Dalla nota inoltrata ai Riformatori del 16 aprile 1784, con cui Roculini inoltra la distinta delle spese sostenute, si ricava che il "Legname" affidato al Bibliotecario per i necessari lavori di adeguamento nella "Publica Libraria" -conseguenti l'arrivo di una così consistente quantità di nuovi volumi- corrisponde agli "Armari della Libreria" di Verdara, che vennero smontati nel giro di due giorni da 6 "Marangoni": i Riformatori confermarono la proposta di Roculini di assegnare la parte eventualmente avanzata del "legname... in conto delle Fatture convenute col Marangone". Il trasferimento -sollecitato il 5 aprile dall'Aggiunto sopra Monasteri che doveva far subentrare gli Esposti- impegnò 6 facchini per quattro giorni; il materiale (libri e oggetti) venne stipato in 27 cassoni -con eccezione dei quadri, portati a mano- caricati su un carro che fece 28 viaggi e portato in un primo momento nella biblioteca in vista delle definitive collocazioni; il costo complessivo ammontò a 430 lire venete. (ASVe, Rif. allo Studio b.141, 16 e 27 aprile 1784).
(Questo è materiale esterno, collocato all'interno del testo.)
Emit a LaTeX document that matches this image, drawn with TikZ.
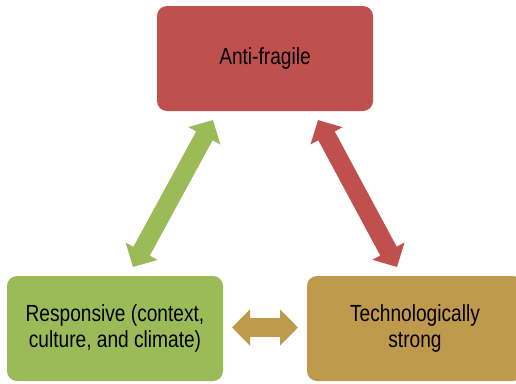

La raccolta libraria -un tempo unica- si trova oggi sostanzialmente smembrata fra due istituti e si deve all'Abate Jacopo Morelli il parere definitivo sulla destinazione che avrebbero dovuto avere la selezione dei 587 codici e una "quarantina" di incunaboli fra i più preziosi che vennero consegnati alla "Pubblica Libreria della Dominante" -la Biblioteca Nazionale Marciana- già "celebre" per il prestigio e la qualità delle raccolte "egualmente che le altre librerie di Principi", quindi capace di attrarre "lo studio anche de forestieri" e più adatta a conservare documenti considerati "rarità e ornamenti delle città"; invece "Li libri stampati...è conveniente che si diano alla pubblica Libreria di Padova -la Biblioteca Universitaria- la quale ha da essere fornita di libri di ogni scienza, servendo agli usi dello Studio Pubblico, in cui si insegna ogni scienza" anche perché di "molti ...essa è mancante".
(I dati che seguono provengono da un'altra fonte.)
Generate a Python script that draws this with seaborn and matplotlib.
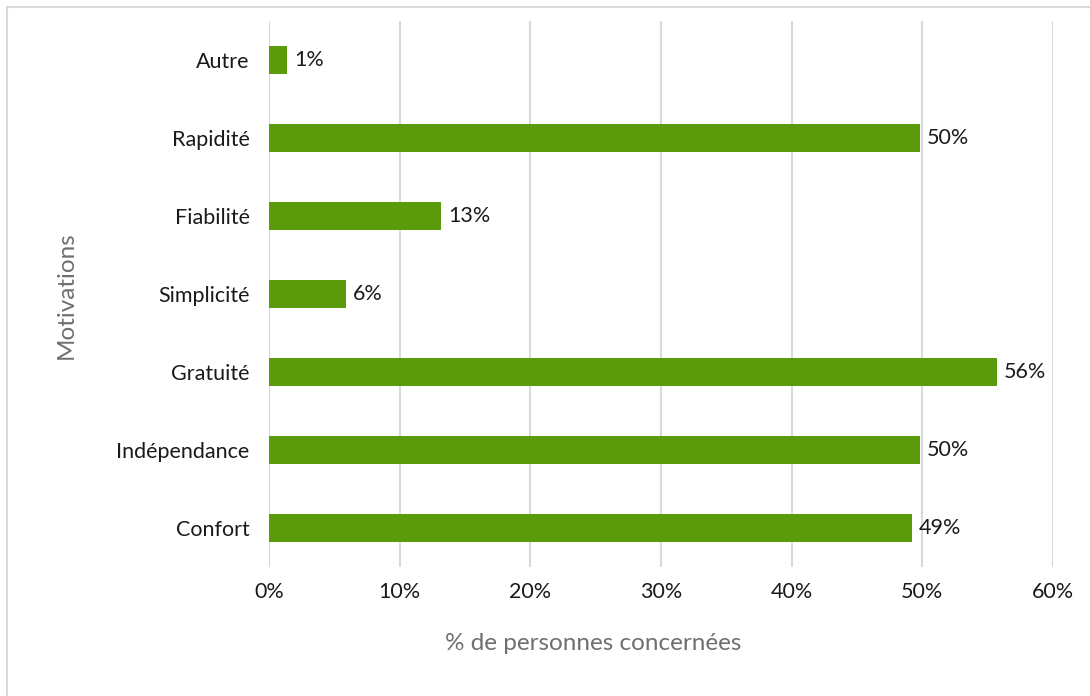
import matplotlib
matplotlib.use("Agg")
import matplotlib.pyplot as plt
from matplotlib.patches import Polygon
from matplotlib.ticker import FuncFormatter
import seaborn as sns
import pandas as pd

# Motivations and share of people concerned (%)
motivations = ["Autre", "Rapidité", "Fiabilité", "Simplicité", "Gratuité", "Indépendance", "Confort"]
shares = [1.4, 49.8, 13.2, 5.9, 55.7, 49.8, 49.2]
x_ticks = [0, 10, 20, 30, 40, 50, 60]

df = pd.DataFrame({"Motivations": motivations, "share": shares})

sns.set_theme(style="white")
plt.rcParams["font.family"] = ["Lato", "DejaVu Sans"]

W, H = 1090, 696
fig = plt.figure(figsize=(W / 100, H / 100), dpi=100)
ax = fig.add_axes([269 / W, 1 - 567 / H, (1053 - 269) / W, (567 - 21) / H])

sns.barplot(data=df, x="share", y="Motivations", order=motivations,
            color="#5B9A0A", saturation=1, width=0.36, linewidth=0, ax=ax, zorder=3)

ax.set_xlim(0, 60)
ax.set_ylim(len(motivations) - 0.5, -0.5)
ax.set_xticks(x_ticks)
ax.xaxis.set_major_formatter(FuncFormatter(lambda v, _: f"{v:.0f}%"))
ax.grid(axis="x", color="#D9D9D9", linewidth=1.5, zorder=0)
ax.grid(axis="y", visible=False)
for s in ax.spines.values():
    s.set_visible(False)
ax.tick_params(axis="both", length=0, labelsize=15.5, labelcolor="#1a1a1a")
ax.tick_params(axis="x", pad=11)
ax.tick_params(axis="y", pad=14)

# value labels
for container in ax.containers:
    ax.bar_label(container, labels=[f"{v:.0f}%" for v in shares],
                 padding=5, fontsize=15.5, color="#1a1a1a")

ax.set_xlabel("% de personnes concernées", fontsize=17.5, color="#6f6f6f")
ax.set_ylabel("Motivations", fontsize=17.5, color="#6f6f6f")
ax.xaxis.set_label_coords((593 - 269) / (1053 - 269), -(643 - 567) / (567 - 21), transform=ax.transAxes)
ax.yaxis.set_label_coords(-(269 - 66) / (1053 - 269), (567 - 295) / (567 - 21), transform=ax.transAxes)
ax.xaxis.label.set_va("center")
ax.yaxis.label.set_va("center")

# chart frame (top and left edges visible)
frame = Polygon([(7 / W, -0.1), (7 / W, 1 - 7 / H), (1.1, 1 - 7 / H)],
                closed=False, fill=False, edgecolor="#D9D9D9", linewidth=1.5,
                transform=fig.transFigure, clip_on=False)
fig.patches.append(frame)

fig.savefig("out.png", dpi=100, facecolor="white")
Prima di vedere più da vicino i volumi, una premessa -necessaria- e una considerazione generale sulla tipologia delle raccolte librarie di S.Giovanni di Verdara:
- nelle varie sezioni in cui è stata idealmente articolata la biblioteca, gli "incunaboli", cioè i testi stampati fra la metà del '400 e il '500, che nella fase più alta di sviluppo dell'ars scribendi artificialiter inventata da Gutenberg affiancano il manoscritto, mutuandone inizialmente alcune caratteristiche -la miniatura fra le più smaglianti- verranno considerati insieme ai "libri antichi", cioè ai volumi prodotti fra il 1501 e il XVIII secolo, periodo in cui la tecnica ormai affermata degli stampatori, distinguendosi via via negli obiettivi e nella professionalità dall'imprenditorialità degli editori, trionfa sul manoscritto con manufatti che -pur restando artigianali- raggiungono alti vertici di raffinatezza e un'ampia diffusione.
- La grande prevalenza di testi sacri, a carattere religioso o devozionale, di morale e di diritto canonico, di patristica e omiletica, con un'attenzione particolare dedicata agli autori membri dell'ordine Lateranense, risponde alle finalità proprie di una biblioteca eminentemente ecclesiastica, fatto che però non esclude un'importante presenza di testi tipici dell'educazione umanistica, dai classici come Aristotele e Cicerone ai contemporanei come Tasso, ma anche di una letteratura di uso pratico e di testi scientifici.
Si è scelto di illustrarne le caratteristiche (indipendentemente dall'istituto attuale di conservazione) a partire dalle loro tipologie, con un particolare approfondimento sui libri a stampa, obiettivo principale del progetto di catalogazione e digitalizzazione.